3 min read Last Updated : Jan 31 2024 | 9:41 PM IST
The latest Corruption Perception Index (CPI), prepared by Transparency International, suggests that corruption in the public sector in India remained an issue in 2023, with India’s global ranking slipping to 93 out of 180 countries from 85 in 2022. The ranking represents relative standings; the country’s CPI score dropped to 39/100 from 40/100 (a higher score denoting a better record). The Transparency International commentary suggested that no significant conclusion could be drawn from this marginal change. The report identified the passage of the telecommunication law, which expands the state’s surveillance powers as a possible red signal. But a glimpse of India’s CPI score and ranking over a longer time period suggests that corruption is a genie that India is yet to defeat decisively.
Since 2012, India’s CPI score has been range-bound between the upper 30s and lower 40s. It registered its best performance in 2018 and 2019 at 41 in both years. This is, in fact, not a great deal different from China’s record, which has been similarly range-bound, with its latest score dropping to 42/100 from 45/100. In terms of ranking too, India mostly moved between the mid-70s and mid-80s, with the best performance in 2015 at 76, up from 85 the year before. To be sure, the veracity of these findings can be open to question since they are based on the subjective perceptions of businesspeople and experts. The CPI score, considered a more consequential metric than country rankings, draws on three data sources picked from 13 different corruption assessments collated by a variety of institutions including the World Bank and World Economic Forum. Perhaps the fact that India shares its rank with Kazakhstan and Lesotho needs to be treated with some caution. The CPI covers such metrics as bribery, officials using their public office for private gain, excessive red tape, the ability of the government to control corruption in the public sector, and so on.
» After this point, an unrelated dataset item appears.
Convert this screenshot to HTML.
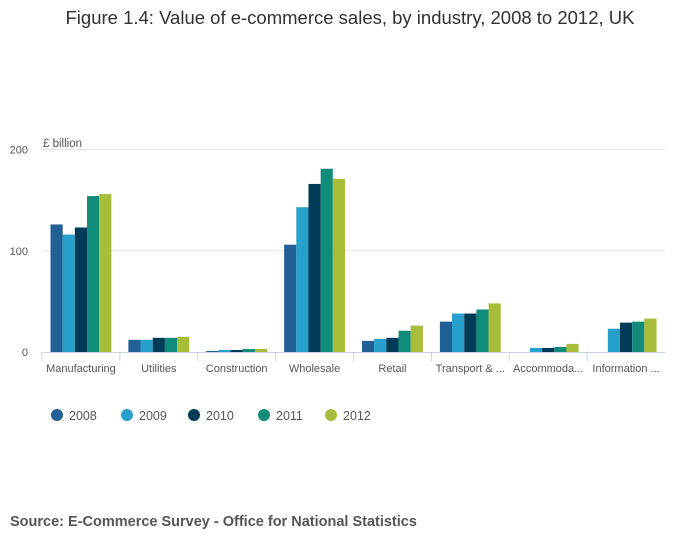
<!DOCTYPE html>
<html><head><meta charset="utf-8"><style>
body{margin:0;background:#fff;font-family:"Liberation Sans",sans-serif;}
svg text{font-family:"Liberation Sans",sans-serif;}
</style></head><body>
<svg width="700" height="549" id="c">
<text x="350" y="24" text-anchor="middle" font-size="18.5" fill="#323132">Figure 1.4: Value of e-commerce sales, by industry, 2008 to 2012, UK</text>
<text x="43" y="147" font-size="11.5" fill="#555">£ billion</text>
<text x="10" y="526" font-size="14.5" font-weight="bold" fill="#555">Source: E-Commerce Survey - Office for National Statistics</text>
</svg>
<script>
const categories=["Manufacturing","Utilities","Construction","Wholesale","Retail","Transport & ...","Accommoda...","Information ..."];
const years=["2008","2009","2010","2011","2012"];
const s2008=[126,12,1,106,11,30,null,null];
const s2009=[116,12,2,143,13,38,4,23];
const s2010=[123,14,2,166,14,38,4,29];
const s2011=[154,14,3,181,21,42,5,30];
const s2012=[156,15,3,171,26,48,8,33];
const yTicks=[0,100,200];
const colors=["#206095","#27a0cc","#003c57","#118c7b","#a8bd3a"];
const series=[s2008,s2009,s2010,s2011,s2012];
const svg=document.getElementById('c');const NS="http://www.w3.org/2000/svg";
const x0=42,x1=665,y0=352,y200=149.5;
const y=v=>y0-(v/200)*(y0-y200);
const bw=(x1-x0)/categories.length;
function mk(t,a){const e=document.createElementNS(NS,t);for(const k in a)e.setAttribute(k,a[k]);svg.appendChild(e);return e;}
yTicks.forEach(t=>{
 if(t>0){const g=mk('line',{x1:x0,x2:x1,y1:y(t),y2:y(t),stroke:'#e2e2e2'});
 
 }
 const l=mk('text',{x:28,y:y(t)+4,'font-size':11,fill:'#555','text-anchor':'end'});l.textContent=t;
 
 
});
const ax=mk('line',{x1:x0,x2:x1,y1:y0+0.5,y2:y0+0.5,stroke:'#c8d3e6'});


const pad=8.5,barW=(bw-2*pad)/5;
categories.forEach((c,i)=>{
 const tk=mk('line',{x1:x0+i*bw,x2:x0+i*bw,y1:y0,y2:y0+9,stroke:'#c8d3e6'});
 
 
 const l=mk('text',{x:x0+(i+0.5)*bw,y:y0+20,'font-size':11,fill:'#555','text-anchor':'middle'});l.textContent=c;
 
 
 series.forEach((s,j)=>{
  if(s[i]==null)return;
  const r=mk('rect',{x:x0+i*bw+pad+j*barW,y:y(s[i]),width:barW,height:y0-y(s[i]),fill:colors[j]});
  
  
 });
});
const lx=[57,127,194,264,331];
years.forEach((yr,j)=>{
 const ci=mk('circle',{cx:lx[j],cy:415,r:6,fill:colors[j]});
 
 
 const t=mk('text',{x:lx[j]+12,y:420,'font-size':12.5,fill:'#555'});t.textContent=yr;
 
 
});
</script>
</body></html>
It specifically excludes, among other things, citizens’ direct experience of corruption, money laundering, tax fraud, illicit financial flows or informal economies and markets, since all of these are difficult to track. Since these are fairly common elements in most developing economies, including India, it is possible that the CPI captures a partial picture of corruption in these countries.
India’s marginal elevation to the 40s in terms of CPI score since 2016 could be a reflection of key changes in public asset distribution policy from discretionary licensing, the source of the telecom and coal scandals that felled the United Progressive Alliance, to the auction format. The margin for public corruption may have narrowed also with the introduction of such institutional mechanisms as goods and services tax and insolvency law. But given the magnitude of government expenditure in the economy and the efforts to attract manufacturing investment through extensive production-linked incentive schemes, the real game changer would lie in reforming the judicial system. India has been a poor performer on this score. A quick and robust justice-delivery system by itself can become a big deterrent. In the World Justice Project Rule of Law index, one of the indices on which the CPI score is developed, India registers a score 0.49 (score range from 0 to 1, with 1 indicating the strongest adherence to the rule of law). This is roughly the same as Vietnam, India’s key competitor in China-plus-one investment.